Front Wheel Steering System with Movable Headlights Report Download
The project here is all about Front wheel Steering system with movable headlights with latest electronics technology. The most conventional steering arrangement is to turn the front wheels using a hand–operated steering wheel which is positioned in front of the driver, via the steering column, which may contain universal joints to allow it to deviate somewhat from a straight line. Other arrangements are sometimes found on different types of vehicles, for example, a tiller or rear–wheel steering. Tracked vehicles such as tanks usually employ differential steering — that is, the tracks are made to move at different speeds or even in opposite directions to bring about a change of course.
Four-wheel steering (or all wheel steering) is a system employed by some vehicles to improve steering response, increase vehicle stability while maneuvering at high speed, or to decrease turning radius at low speed. In most active four-wheel steering systems, the rear wheels are steered by a computer and actuators. The rear wheels generally cannot turn as far as the front wheels. Some systems, including Delphi’s Quadrasteer and the system in Honda’s Prelude line, allow for the rear wheels to be steered in the opposite direction as the front wheels during low speeds. This allows the vehicle to turn in a significantly smaller radius — sometimes critical for large trucks or vehicles with trailers. An electronic four-wheel steer system is an option available on the JCB Fastrac.

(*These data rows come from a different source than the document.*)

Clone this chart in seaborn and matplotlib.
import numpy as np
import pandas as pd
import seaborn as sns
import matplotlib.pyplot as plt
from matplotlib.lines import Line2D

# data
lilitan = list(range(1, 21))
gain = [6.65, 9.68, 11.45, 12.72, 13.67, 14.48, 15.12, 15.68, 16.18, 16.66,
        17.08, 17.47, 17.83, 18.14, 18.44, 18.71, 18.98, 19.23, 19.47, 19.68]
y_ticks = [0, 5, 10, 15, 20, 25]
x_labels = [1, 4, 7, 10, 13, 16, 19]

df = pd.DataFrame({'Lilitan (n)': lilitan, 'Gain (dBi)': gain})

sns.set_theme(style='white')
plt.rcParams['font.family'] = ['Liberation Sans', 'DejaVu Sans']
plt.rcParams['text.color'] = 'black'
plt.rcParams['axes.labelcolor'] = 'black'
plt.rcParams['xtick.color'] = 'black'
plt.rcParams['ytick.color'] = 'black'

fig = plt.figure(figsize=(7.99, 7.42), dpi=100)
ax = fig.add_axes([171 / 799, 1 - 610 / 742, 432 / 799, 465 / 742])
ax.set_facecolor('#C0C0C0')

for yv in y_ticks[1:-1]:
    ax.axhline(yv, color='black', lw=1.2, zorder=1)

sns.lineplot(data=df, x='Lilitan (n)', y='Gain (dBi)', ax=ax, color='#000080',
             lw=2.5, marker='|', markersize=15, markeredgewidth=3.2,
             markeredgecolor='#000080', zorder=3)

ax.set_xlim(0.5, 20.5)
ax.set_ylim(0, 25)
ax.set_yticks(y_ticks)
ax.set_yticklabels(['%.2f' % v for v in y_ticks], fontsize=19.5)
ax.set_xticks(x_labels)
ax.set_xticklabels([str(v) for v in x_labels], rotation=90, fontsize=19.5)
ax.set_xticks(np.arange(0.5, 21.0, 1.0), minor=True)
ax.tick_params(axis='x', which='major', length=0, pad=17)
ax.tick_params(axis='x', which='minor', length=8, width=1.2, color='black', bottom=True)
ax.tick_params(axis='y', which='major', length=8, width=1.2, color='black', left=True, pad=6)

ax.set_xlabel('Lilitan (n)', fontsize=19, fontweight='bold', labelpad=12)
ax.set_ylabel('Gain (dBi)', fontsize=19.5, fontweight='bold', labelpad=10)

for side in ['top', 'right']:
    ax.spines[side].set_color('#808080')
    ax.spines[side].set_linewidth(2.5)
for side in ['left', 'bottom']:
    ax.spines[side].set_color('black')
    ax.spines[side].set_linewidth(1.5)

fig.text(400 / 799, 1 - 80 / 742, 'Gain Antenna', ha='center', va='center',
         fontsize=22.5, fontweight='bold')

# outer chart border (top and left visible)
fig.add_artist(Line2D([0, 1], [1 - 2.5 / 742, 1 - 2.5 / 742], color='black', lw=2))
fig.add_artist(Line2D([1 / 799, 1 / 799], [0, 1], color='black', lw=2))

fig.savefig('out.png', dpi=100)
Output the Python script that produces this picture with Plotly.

Many modern vehicles offer a form of passive rear steering to counteract normal vehicle tendencies. For example, Subaru used a passive steering system to correct for the rear wheel’s tendency to toe-out. On many vehicles, when cornering, the rear wheels tend to steer slightly to the outside of a turn, which can reduce stability. The passive steering system uses the lateral forces generated in a turn (through suspension geometry) and the bushings to correct this tendency and steer the wheels slightly to the inside of the corner. This improves the stability of the car, through the turn. This effect is called compliance understeer and it, or its opposite, is present on all suspensions. Typical methods of achieving compliance understeer are to use a Watt’s Link on a live rear axle, or the use of toe control bushings on a twist beam suspension. On an independent rear suspension it is normally achieved by changing the rates of the rubber bushings in the suspension. Some suspensions will always have compliance oversteer due to geometry, such as Hotchkiss live axles or a semi trailing arm IRS.
This invention relates to a car headlight and more particularly, to a movable car headlight device which, when turning the car, illuminates the area into which the car is turning.
Conventional headlights and auxiliary lights are generally fixed at a certain angle to the front of a car body for lighting up the area in front of the car. Therefore, upon turning the steering wheel to change the direction of travel of the car, the front-wheel forms an angle corresponding to the angle at which the steering wheel was turned in relation to the direction of travel of the car. Thus, the car body moves in a direction which is not being illuminated by the headlights and therefore poses a danger because it is turned into a dark area.
It is therefore an object of the present invention to provide a novel headlight device for cars, which is designed so that when turning the car it automatically directs a light in the direction in which the car is turned. More specifically, the movable car headlight device of the present invention comprises a perpendicular main axis fixed to a bracket mounted on an appropriate part of the car body; a receiving table through which the main axis passes; a rotating body with balance weights on either side attached to the main axis the body rotatable resting on the receiving table; and a casing with a lamp at its rear part rotatable supported at the upper end of the main axis. The casing is connected to the rotating body so as to allow the rotating body to rise or fall independently and co-rotates with the casing.
The receiving table and the rotating body are adapted to contact each other in the form of a V-shaped wedge so that the rotating body is allowed to ride up from the contact surface as it is rotated due to centrifugal force exerted by the balance weights caused by the turning of the car, whereby the casing having a lamp is rotated and the rotating body is given a restoring force due to potential energy accumulated by riding up the V shaped surface of the receiving table.